Blog by Madeline Cooper-Ueki, NDTi

TLAP’s Delivering Care and Support Planning defines the key stages and process for the care and support planning journey, which individuals coming into contact with social care for the first time should expect to receive. Yet many people have been supported, often for many years, by the same provider. They may being living in registered or supported settings and receiving up to 24 hours support, effectively encompassing all aspects of their lives. For these people, having the opportunity to identify and review chosen outcomes and exert choice and control over day to day life and longer term plans, is an essential element of ensuring they have a good life. Most will have a basic yearly review of their support with a duty social worker, but the reality is that this may not facilitate the person centred conversations which can be core to identifying and implementing personal aspirations and outcomes.

A number of provider organisations therefore take the leading role in facilitating a process by which those who they support, families and friends, can identify what really matters to the individual and develop a care and support plan.

An example of this practice is Joseph Rowntree Housing Trusts’ Excellence guide, which they worked with NDTi to co-produce with people they support, staff and others.

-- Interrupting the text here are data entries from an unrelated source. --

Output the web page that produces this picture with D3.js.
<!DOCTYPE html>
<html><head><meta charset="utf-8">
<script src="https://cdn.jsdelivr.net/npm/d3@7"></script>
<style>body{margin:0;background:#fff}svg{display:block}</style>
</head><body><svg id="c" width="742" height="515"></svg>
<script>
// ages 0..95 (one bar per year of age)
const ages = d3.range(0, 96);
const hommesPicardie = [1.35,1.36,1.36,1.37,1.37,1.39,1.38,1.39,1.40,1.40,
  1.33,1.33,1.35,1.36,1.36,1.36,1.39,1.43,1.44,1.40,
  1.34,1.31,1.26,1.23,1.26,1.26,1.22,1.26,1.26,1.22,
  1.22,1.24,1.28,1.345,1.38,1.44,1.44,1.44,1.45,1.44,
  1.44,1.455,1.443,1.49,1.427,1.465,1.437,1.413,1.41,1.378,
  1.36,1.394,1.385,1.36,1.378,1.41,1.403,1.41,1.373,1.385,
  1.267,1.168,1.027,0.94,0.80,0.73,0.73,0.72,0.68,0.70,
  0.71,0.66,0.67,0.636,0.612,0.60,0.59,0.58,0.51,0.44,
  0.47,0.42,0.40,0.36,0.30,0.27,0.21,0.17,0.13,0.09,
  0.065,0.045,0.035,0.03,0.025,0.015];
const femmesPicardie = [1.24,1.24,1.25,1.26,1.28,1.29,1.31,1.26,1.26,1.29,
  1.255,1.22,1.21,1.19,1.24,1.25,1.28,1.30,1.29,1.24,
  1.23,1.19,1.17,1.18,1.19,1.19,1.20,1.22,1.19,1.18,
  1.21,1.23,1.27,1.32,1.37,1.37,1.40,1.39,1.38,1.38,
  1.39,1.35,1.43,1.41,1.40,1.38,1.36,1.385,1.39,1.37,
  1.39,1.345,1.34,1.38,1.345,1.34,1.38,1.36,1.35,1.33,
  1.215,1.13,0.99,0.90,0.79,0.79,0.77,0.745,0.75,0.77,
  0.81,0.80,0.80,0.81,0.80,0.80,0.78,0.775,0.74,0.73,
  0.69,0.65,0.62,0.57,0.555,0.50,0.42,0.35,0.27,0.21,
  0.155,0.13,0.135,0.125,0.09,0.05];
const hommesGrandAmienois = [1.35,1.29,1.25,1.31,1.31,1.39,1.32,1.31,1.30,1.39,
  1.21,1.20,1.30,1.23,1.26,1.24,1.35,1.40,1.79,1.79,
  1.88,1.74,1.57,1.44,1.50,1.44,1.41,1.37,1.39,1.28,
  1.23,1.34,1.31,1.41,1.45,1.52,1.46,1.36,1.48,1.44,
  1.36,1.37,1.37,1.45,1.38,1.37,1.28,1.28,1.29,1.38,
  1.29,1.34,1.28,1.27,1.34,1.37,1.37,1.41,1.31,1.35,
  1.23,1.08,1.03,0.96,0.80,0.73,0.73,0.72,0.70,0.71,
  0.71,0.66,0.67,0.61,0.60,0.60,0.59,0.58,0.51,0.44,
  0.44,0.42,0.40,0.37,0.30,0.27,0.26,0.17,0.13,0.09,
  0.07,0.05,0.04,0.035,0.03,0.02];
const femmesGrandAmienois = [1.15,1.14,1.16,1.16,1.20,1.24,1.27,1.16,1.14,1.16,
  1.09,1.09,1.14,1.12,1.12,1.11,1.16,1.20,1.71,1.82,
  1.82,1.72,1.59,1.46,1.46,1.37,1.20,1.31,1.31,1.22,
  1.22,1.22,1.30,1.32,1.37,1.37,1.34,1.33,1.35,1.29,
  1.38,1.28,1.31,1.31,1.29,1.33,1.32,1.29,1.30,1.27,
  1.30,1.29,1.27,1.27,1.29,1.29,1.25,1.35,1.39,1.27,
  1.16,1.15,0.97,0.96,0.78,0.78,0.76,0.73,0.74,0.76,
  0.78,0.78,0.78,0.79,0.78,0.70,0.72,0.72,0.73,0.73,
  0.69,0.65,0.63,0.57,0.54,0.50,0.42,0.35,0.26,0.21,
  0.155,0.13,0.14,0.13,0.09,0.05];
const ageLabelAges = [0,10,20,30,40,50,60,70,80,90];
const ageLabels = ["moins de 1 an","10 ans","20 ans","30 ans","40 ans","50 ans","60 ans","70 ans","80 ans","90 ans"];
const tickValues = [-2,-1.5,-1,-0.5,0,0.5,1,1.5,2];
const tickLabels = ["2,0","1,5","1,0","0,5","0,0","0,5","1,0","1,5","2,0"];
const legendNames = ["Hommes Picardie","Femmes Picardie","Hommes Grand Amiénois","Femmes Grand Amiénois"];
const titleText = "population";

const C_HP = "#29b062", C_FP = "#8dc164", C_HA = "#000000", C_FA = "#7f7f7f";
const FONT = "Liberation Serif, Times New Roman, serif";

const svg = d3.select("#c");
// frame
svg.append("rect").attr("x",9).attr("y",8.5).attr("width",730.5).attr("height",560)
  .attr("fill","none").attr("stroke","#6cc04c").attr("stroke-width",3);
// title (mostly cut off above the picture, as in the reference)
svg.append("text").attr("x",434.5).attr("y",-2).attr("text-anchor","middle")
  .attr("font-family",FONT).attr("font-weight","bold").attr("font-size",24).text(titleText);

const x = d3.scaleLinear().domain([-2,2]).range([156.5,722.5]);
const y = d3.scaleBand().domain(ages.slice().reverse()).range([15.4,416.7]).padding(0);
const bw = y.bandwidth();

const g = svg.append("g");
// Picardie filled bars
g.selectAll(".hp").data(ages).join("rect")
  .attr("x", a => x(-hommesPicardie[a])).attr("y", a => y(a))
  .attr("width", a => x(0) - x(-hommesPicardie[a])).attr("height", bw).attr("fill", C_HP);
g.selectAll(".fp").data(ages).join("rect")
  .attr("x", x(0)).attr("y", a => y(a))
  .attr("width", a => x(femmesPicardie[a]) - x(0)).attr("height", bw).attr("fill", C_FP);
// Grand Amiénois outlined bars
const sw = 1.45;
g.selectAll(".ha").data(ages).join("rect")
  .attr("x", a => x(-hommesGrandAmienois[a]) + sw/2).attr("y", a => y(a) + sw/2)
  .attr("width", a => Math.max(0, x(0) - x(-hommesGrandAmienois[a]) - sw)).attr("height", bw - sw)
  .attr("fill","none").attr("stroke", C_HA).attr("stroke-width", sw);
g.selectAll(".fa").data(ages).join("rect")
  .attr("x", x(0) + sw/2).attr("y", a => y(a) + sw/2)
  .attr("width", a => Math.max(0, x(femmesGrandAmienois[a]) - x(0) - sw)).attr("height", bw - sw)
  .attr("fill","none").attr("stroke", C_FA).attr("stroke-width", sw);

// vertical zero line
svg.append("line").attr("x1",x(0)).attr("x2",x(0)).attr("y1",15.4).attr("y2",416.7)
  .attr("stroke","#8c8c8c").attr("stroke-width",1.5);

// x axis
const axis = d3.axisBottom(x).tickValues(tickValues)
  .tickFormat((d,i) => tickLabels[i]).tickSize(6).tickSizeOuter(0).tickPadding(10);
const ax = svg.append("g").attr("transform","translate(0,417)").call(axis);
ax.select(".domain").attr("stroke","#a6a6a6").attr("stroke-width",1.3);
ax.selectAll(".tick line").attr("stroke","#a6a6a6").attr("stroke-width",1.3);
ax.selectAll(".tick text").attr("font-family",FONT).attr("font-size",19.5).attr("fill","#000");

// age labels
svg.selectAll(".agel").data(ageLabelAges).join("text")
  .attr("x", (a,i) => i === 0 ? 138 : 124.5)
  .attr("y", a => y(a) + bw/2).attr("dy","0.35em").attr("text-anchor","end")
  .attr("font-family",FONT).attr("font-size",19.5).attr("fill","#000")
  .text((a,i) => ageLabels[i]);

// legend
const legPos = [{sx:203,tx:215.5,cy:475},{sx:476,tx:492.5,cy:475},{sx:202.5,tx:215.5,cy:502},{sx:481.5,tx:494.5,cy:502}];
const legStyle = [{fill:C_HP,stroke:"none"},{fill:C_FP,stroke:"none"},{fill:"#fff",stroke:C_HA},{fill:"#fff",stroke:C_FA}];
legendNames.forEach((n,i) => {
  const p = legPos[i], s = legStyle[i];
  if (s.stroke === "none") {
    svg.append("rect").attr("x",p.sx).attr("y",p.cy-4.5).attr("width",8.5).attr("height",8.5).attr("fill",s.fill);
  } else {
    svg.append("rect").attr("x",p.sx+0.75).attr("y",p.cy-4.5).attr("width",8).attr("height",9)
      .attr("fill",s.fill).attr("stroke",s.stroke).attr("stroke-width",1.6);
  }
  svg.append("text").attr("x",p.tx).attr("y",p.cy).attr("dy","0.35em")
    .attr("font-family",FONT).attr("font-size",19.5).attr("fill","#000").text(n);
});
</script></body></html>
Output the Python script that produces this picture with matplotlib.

This framework ensures that each individual’s care and support plan is personal to them, as well as ensuring an element of quality by providing a whole life framework on which to plan.

The TLAP guide identifies the importance of support solutions getting beyond just paid service provision. This may include a neighbour supporting someone to have lunch at a café instead of a home-care worker cooking for them, or it may be about an individual’s support being from a colleague in their place of work. NDTI and Community Catalysts research on widening options for support for older people with high support needs, identified that people are far happier with their support where there is a mutual benefit and enjoyment, rather than a receiver and care-giver relationship. This is harder to achieve in a provider- individual situation.

Whilst there is a natural tension for a support provider in looking outside their own organisation, rather than within it, to help someone identify the support they want, this is a step some are taking. For example, Certitude support has intentionally developed a more inclusive approach to helping people reach their outcomes, planning with people to make the most of local community and natural support systems such as friends and families. They and other organisations also facilitate reviews for the individual and family to review their experiences and the outcomes over the past year, using a person-centred review process. Such providers must and do remain open to new support options being considered as part of this process.

The best practice and an important aspiration may be that every individual has access if they choose, to independent support to develop their care and support plan. But for the many for whom this is not currently a possibility, support providers getting things right can make a huge difference.